This is part 24 in the series: RESILIENCE

Tips for Becoming Resilient

In the book Survivor’s Club, there’s a ten-step plan to develop resilience. One of these, I think, sounds silly, but in reality, all of them are very good.

Practice optimism– not the Stockdale kind of optimism, but that (sometimes illusory) belief that you control the outcome of events. That hope for things in the future. That positive attitude that you will figure it out. That is the attitude that will help you succeed.

Identify a resilient role model. Look for people in your world who have bounced back from adversity and learn how they did it. How many of you have somebody in your head that is as tough as nails? Do you have that person in your head? That’s your resilient role model.

Most of us, we look at successful people and we think “Oh they were born with a silver spoon in their mouth. They have a charmed life.”You do not want to imitate a person with a charmed life because they are poinsettias – they won’t last until February. One of the things I’ve found with successful people is no one ever asks them how they became successful. People always ask successful people for money, not for advice. If you want to have what that wealthy person has, ask them how they did it. In most cases, those successful people have NOT led charmed lives. They typically have had to overcome tremendous adversity. I have rarely met a successful person who hasn’t experienced tremendous adversity.

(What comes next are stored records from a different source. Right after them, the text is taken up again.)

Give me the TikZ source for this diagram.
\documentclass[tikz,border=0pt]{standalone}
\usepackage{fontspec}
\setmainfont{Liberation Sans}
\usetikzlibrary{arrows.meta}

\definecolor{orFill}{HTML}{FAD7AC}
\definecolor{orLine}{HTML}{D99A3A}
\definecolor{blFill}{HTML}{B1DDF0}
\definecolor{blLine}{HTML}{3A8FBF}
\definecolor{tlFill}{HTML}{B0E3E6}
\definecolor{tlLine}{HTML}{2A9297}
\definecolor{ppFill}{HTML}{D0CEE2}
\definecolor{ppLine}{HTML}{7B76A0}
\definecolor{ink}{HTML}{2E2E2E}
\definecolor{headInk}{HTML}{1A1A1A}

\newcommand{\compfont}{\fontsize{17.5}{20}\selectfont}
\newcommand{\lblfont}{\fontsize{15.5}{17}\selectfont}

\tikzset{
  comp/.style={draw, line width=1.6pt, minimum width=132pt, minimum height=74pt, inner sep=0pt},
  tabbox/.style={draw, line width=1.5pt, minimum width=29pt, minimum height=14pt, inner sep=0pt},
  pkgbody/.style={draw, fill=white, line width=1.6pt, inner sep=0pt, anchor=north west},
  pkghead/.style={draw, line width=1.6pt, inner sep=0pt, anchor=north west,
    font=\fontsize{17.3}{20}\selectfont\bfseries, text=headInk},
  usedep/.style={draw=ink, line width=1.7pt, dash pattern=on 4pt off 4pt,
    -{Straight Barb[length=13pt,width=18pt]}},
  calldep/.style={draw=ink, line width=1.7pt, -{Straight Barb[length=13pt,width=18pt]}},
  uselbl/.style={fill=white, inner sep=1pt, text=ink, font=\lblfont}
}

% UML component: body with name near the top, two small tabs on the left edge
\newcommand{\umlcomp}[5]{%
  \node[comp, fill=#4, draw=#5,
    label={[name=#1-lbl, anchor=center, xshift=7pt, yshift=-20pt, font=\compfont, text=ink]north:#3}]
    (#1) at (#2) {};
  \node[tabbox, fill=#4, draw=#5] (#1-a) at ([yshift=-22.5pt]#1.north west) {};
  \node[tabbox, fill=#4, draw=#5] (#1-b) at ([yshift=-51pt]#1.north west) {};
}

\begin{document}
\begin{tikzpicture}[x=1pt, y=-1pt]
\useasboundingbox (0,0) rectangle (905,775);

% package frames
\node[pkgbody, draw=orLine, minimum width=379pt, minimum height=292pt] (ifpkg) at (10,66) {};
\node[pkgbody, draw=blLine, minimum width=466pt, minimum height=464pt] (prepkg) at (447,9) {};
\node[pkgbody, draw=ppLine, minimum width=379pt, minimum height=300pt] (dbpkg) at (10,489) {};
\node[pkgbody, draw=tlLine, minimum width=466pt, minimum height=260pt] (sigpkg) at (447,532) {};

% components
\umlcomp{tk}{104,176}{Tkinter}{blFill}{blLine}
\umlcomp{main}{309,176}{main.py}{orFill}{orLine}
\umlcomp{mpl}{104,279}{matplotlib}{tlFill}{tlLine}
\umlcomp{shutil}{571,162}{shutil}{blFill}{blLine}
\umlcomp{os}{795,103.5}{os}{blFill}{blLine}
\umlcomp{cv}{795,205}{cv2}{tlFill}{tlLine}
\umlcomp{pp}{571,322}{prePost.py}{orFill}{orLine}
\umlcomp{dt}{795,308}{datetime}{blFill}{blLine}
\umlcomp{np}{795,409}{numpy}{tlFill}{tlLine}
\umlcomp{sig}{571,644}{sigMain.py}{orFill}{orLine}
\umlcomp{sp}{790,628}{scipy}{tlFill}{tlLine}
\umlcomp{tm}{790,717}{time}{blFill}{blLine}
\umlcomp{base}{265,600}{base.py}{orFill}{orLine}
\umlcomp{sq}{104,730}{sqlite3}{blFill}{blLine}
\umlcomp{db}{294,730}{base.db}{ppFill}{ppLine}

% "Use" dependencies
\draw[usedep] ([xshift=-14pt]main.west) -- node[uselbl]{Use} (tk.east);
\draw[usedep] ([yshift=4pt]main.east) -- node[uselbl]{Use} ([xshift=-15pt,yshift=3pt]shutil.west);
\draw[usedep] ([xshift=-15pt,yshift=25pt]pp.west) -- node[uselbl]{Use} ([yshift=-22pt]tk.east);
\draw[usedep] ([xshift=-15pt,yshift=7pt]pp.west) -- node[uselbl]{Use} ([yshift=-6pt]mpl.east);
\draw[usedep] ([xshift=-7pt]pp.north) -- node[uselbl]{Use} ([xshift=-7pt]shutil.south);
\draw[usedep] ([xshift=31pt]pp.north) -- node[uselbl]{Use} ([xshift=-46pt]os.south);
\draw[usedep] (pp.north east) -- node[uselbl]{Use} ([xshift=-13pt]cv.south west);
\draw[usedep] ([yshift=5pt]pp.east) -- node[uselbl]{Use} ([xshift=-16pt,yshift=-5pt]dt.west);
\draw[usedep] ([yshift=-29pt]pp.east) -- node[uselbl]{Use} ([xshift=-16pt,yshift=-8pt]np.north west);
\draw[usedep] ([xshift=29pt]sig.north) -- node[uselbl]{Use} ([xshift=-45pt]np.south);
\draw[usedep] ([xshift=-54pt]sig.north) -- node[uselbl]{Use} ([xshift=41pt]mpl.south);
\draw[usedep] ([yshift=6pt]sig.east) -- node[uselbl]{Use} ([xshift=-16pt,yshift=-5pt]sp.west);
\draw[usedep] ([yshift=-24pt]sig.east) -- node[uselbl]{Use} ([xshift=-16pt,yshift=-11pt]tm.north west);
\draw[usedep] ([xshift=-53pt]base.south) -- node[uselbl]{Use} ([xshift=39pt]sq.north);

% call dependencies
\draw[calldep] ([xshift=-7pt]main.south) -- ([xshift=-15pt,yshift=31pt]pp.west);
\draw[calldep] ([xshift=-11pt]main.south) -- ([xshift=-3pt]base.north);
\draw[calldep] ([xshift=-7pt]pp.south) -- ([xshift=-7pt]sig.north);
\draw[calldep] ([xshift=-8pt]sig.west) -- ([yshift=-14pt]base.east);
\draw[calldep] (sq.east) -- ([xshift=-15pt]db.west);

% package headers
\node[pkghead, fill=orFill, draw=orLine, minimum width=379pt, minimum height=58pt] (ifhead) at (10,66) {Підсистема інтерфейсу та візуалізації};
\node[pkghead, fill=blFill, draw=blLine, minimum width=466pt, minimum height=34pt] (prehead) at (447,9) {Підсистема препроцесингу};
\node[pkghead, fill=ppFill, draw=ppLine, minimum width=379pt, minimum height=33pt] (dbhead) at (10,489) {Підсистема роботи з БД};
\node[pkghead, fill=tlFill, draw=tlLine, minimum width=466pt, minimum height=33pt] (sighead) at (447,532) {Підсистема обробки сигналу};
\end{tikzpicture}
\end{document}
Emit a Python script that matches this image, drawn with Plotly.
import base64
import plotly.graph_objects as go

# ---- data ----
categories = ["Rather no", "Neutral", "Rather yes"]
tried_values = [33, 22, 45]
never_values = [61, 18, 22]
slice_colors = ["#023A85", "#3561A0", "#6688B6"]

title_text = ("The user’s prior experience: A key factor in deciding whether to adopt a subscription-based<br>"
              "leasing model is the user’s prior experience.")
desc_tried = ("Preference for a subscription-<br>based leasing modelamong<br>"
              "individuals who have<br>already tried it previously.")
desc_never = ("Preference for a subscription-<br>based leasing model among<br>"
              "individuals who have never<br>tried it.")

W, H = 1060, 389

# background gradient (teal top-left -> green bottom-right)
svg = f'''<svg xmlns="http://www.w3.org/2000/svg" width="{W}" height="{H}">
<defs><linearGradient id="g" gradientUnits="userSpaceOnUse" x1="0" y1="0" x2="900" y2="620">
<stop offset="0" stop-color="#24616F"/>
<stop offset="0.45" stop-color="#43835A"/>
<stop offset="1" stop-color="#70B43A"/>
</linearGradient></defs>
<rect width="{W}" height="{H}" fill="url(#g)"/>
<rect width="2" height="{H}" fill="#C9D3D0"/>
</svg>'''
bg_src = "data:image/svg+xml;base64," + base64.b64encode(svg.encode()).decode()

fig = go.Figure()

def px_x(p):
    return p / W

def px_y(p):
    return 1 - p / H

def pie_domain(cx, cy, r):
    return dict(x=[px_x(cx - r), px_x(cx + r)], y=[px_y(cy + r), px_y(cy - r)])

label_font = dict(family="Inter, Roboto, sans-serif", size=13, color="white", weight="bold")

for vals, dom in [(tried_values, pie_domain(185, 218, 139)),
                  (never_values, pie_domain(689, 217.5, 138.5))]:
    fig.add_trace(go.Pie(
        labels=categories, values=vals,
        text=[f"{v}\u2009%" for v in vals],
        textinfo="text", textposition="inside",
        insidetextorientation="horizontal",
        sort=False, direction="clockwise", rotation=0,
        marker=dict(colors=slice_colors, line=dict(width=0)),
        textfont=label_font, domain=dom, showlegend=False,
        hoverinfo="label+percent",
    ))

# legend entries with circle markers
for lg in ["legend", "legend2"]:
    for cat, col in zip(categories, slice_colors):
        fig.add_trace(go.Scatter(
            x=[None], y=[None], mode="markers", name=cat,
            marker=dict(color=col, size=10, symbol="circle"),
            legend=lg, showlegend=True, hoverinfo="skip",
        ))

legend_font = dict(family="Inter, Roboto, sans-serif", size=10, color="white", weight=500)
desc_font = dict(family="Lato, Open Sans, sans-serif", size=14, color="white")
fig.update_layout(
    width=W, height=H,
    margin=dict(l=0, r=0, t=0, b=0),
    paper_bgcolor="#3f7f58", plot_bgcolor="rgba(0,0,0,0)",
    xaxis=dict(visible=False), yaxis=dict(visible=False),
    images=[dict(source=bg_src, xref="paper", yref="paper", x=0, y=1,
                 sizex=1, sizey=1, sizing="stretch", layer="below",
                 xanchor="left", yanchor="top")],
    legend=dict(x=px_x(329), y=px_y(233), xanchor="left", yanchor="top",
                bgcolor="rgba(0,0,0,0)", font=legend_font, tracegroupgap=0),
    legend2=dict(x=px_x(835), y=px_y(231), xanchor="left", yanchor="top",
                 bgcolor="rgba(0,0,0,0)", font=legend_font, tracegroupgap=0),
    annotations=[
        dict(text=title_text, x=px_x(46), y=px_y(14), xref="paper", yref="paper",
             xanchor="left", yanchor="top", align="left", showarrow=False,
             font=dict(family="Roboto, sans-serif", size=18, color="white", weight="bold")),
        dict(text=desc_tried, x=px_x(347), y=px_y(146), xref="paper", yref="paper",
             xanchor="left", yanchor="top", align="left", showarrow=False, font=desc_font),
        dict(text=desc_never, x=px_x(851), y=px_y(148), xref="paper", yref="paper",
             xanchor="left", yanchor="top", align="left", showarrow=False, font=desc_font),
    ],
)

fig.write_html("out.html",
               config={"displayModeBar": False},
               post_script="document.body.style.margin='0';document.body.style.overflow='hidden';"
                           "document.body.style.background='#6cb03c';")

If you want to learn how to develop resilience, ask a person who has been through hardship. Frankly, those people are typically old. If you are young and you don’t talk to any old people who have been through adversity to figure out how they overcame, then you’re doing yourself a disservice.

So identify someone as tough as nails. If you imitate the behavior and thought patterns of the tough as nails person, you are practicing self-efficacy by modeling your life on someone who is already resilient.